Le bulletin municipal, envoyé par la poste à chaque adresse du territoire au début du mois de mars, ne contenait aucune mention sur le sujet, ont soulevé plusieurs personnes présentes.
«Quand je reçois une infolettre avec un dessin de lapin (de Pâques) en arrière et qu’on ne parle pas d’un registre qui est si important, je trouve ça aberrant. Ça n’a pas de bon sens. […] Dans votre intérieur, vous ne pensiez pas que c’était pertinent de le mettre dans l’infolettre?», a lancé aux élus Martin Dupras.
«On vous l’accorde là, votre délai, c’est vrai qu’il était court. On ne s’obstinera pas toute la journée sur ça. […] Il était court, mais il était dans les normes», a admis le maire Descoeurs, sans donner plus de détails.
Le bulletin municipal est rédigé par l’administration, a tenu à préciser la conseillère Chantal Crête. «On l’avait proposé, mais il faut comprendre que nous sommes limités. Nous sommes en manque d’employés. […] On ne peut pas aller plus vite que l’administration municipale et l’infolettre est apolitique», a souligné cette dernière.

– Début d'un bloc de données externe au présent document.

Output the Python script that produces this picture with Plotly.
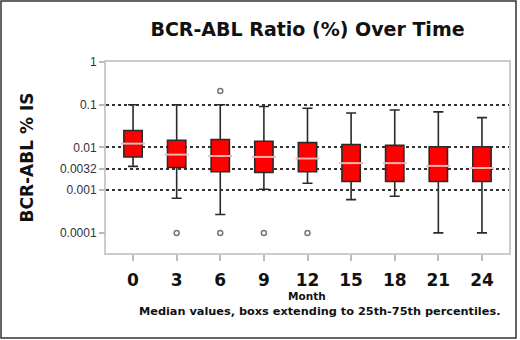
import plotly.graph_objects as go

months = ["0", "3", "6", "9", "12", "15", "18", "21", "24"]
upper_whisker = [0.10, 0.10, 0.10, 0.091, 0.083, 0.064, 0.075, 0.068, 0.050]
q3_values = [0.025, 0.0148, 0.0154, 0.014, 0.013, 0.0117, 0.0112, 0.0104, 0.0104]
median_values = [0.0123, 0.0068, 0.0063, 0.0060, 0.0055, 0.0043, 0.0043, 0.0037, 0.0033]
q1_values = [0.0060, 0.0034, 0.0027, 0.0026, 0.0027, 0.0016, 0.0016, 0.0016, 0.0016]
lower_whisker = [0.0036, 0.00065, 0.00027, 0.00105, 0.00145, 0.0006, 0.00072, 0.0001, 0.0001]

outlier_months = ["3", "6", "6", "9", "12"]
outlier_values = [0.0001, 0.21, 0.0001, 0.0001, 0.0001]

grid_vals = [0.1, 0.01, 0.0032, 0.001]
tick_vals = [1, 0.1, 0.01, 0.0032, 0.001, 0.0001]
tick_text = ["1", "0.1", "0.01", "0.0032", "0.001", "0.0001"]

L, R, T, B = 106, 509, 62, 253
PW, PH = R - L, B - T

fig = go.Figure()
fig.add_trace(go.Box(
    x=months, q1=q1_values, median=median_values, q3=q3_values,
    lowerfence=lower_whisker, upperfence=upper_whisker,
    boxpoints=False, width=0.42, whiskerwidth=0.55,
    fillcolor="#ff0000", line=dict(color="#2a2a2a", width=1.6),
    showlegend=False, hoverinfo="skip",
))
fig.add_trace(go.Scatter(
    x=months, y=median_values, mode="markers",
    marker=dict(symbol="line-ew", size=17, line=dict(color="#ffb0b0", width=2)),
    showlegend=False, hoverinfo="skip",
))
fig.add_trace(go.Scatter(
    x=outlier_months, y=outlier_values, mode="markers",
    marker=dict(symbol="circle-open", size=5, color="#777777", line=dict(width=1.5)),
    showlegend=False, hoverinfo="skip",
))
fig.add_trace(go.Scatter(x=[months[0]], y=[tick_vals[0]], yaxis="y2", mode="markers",
                         marker=dict(opacity=0), showlegend=False, hoverinfo="skip"))

fig.update_layout(
    width=520, height=340,
    margin=dict(l=L, r=520 - R, t=T, b=340 - B, autoexpand=False),
    paper_bgcolor="white", plot_bgcolor="white",
    title=dict(text="BCR-ABL Ratio (%) Over Time", x=(L + R) / 2 / 520, xanchor="center",
               y=1 - 29 / 340, yanchor="middle", automargin=False,
               font=dict(family="DejaVu Sans", size=19, color="#111111", weight="bold")),
    xaxis=dict(type="category", range=[-0.62, 8.62], showgrid=False, automargin=False,
               showline=True, linecolor="#cccccc", linewidth=1.5, mirror=True,
               ticks="outside", ticklen=6, tickcolor="#bbbbbb", tickwidth=1.5,
               ticklabelstandoff=5,
               tickfont=dict(family="DejaVu Sans", size=17, color="#111111", weight="bold")),
    yaxis=dict(type="log", range=[-4.47, 0], tickvals=grid_vals, showticklabels=False,
               showgrid=True, gridcolor="#333333", gridwidth=2, griddash="dot",
               showline=True, linecolor="#cccccc", linewidth=1.5, mirror=True,
               zeroline=False, ticks="", automargin=False),
    yaxis2=dict(type="log", range=[-4.47, 0], overlaying="y", side="left", automargin=False,
                tickvals=tick_vals, ticktext=tick_text, showgrid=False, zeroline=False,
                ticks="outside", ticklen=6, tickcolor="#bbbbbb", tickwidth=1.5,
                tickfont=dict(family="Liberation Sans", size=12, color="#333333")),
    shapes=[dict(type="rect", xref="paper", yref="paper",
                 x0=(1 - L) / PW, x1=(516 - L) / PW,
                 y0=(B - 338) / PH, y1=(B - 1) / PH,
                 line=dict(color="#333333", width=1.5), fillcolor="rgba(0,0,0,0)", layer="below")],
    annotations=[
        dict(text="BCR-ABL % IS", xref="paper", yref="paper",
             x=(26 - L) / PW, y=0.5, xanchor="center", yanchor="middle", textangle=-90,
             showarrow=False,
             font=dict(family="DejaVu Sans", size=17, color="#111111", weight="bold")),
        dict(text="Month", xref="paper", yref="paper", borderpad=0,
             x=(307 - L) / PW, y=(B - 296) / PH, xanchor="center", yanchor="middle",
             showarrow=False,
             font=dict(family="DejaVu Sans", size=10.5, color="#111111", weight="bold")),
        dict(text="Median values, boxs extending to 25th-75th percentiles.", borderpad=0,
             xref="paper", yref="paper", x=(319 - L) / PW, y=(B - 311) / PH,
             xanchor="center", yanchor="middle", showarrow=False,
             font=dict(family="DejaVu Sans", size=11.3, color="#111111", weight="bold")),
    ],
)

fig.write_html("out.html", config={"displayModeBar": False},
               post_script="document.body.style.margin='0px';")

Perte de valeur pour les propriétés
Le choix de la date pour la tenue du registre a aussi été critiqué alors que le 12 mars tombait à cheval entre la semaine de relâche scolaire en Outaouais et en Ontario. «C’était 100% calculé et voulu que ce soit comme ça», a pesté Sébastien Lemay qui dit avoir dû faire du porte à porte pour informer les résidents permanents et secondaires du village de l’existence du projet de règlement.
Peggy Jean est propriétaire d’une résidence dans la zone 40-V où une signature supplémentaire était requise pour la tenue d’un référendum. Elle accuse Lac-Simon de lui avoir causer un préjudice effectuant le processus en «catimini».
«En ce moment, c’est ma résidence secondaire, mais dans trois ans, je prévois déménager là. Dans trois ans, peut-être que ça va me tenter de m’acheter un condo en Floride et que pendant que je serai en Floride, je vais vouloir louer ma résidence principale. […] En ce moment, vous m’avez enlevé une valeur sur ma propriété et vous êtes très conscients que si nous avions eu plus de préavis […], toutes les zones auraient été en référendum», a-t-elle blâmé.
Une vérification pour valider le calcul
Les propriétaires rassemblés à l’hôtel de ville ont par ailleurs remis en question les résultats de signature du registres.
La conseillère Anik Bois, qui est opposé au règlement U-22-2, a d’ailleurs parlé d’un «vice de procédure» par rapport à la méthode de calcul du nombre de personnes habile à voter.
«J’ai trois maisons. Je n’ai pas pu signer trois fois. J’ai signé une fois. Pourtant, j’ai trois adresses dans la même zone, une à côté de l’autre. Ce n’est pas normal», a affirmé Valérie Hamelin.
Cette dernière, qui conteste trois constats d’infraction et une mise en demeure de Lac-Simon visant à lui faire cesser la location à court terme d’une maison et d’un chalet à des fins touristiques, a été déboutée devant la Cour supérieure du Québec en décembre. Mme Hamelin s’adressera à la Cour d’appel du Québec pour tenter de faire annuler le règlement de zonage de la Municipalité qui interdit la location à court terme de ses propriétés.
C’est la firme de consultants L’Atelier urbain qui a établi le calcul, a répondu le maire. Les élus et la directrice générale adjointe n’ont pas été en mesure de répondre clairement aux interrogations du public à ce sujet. M. Descoeurs a indiqué qu’un avis juridique sera demandé au début de la semaine prochaine dans le but d’éclaircir cette question. «On va s’informer et on va vous revenir», a-t-il dit.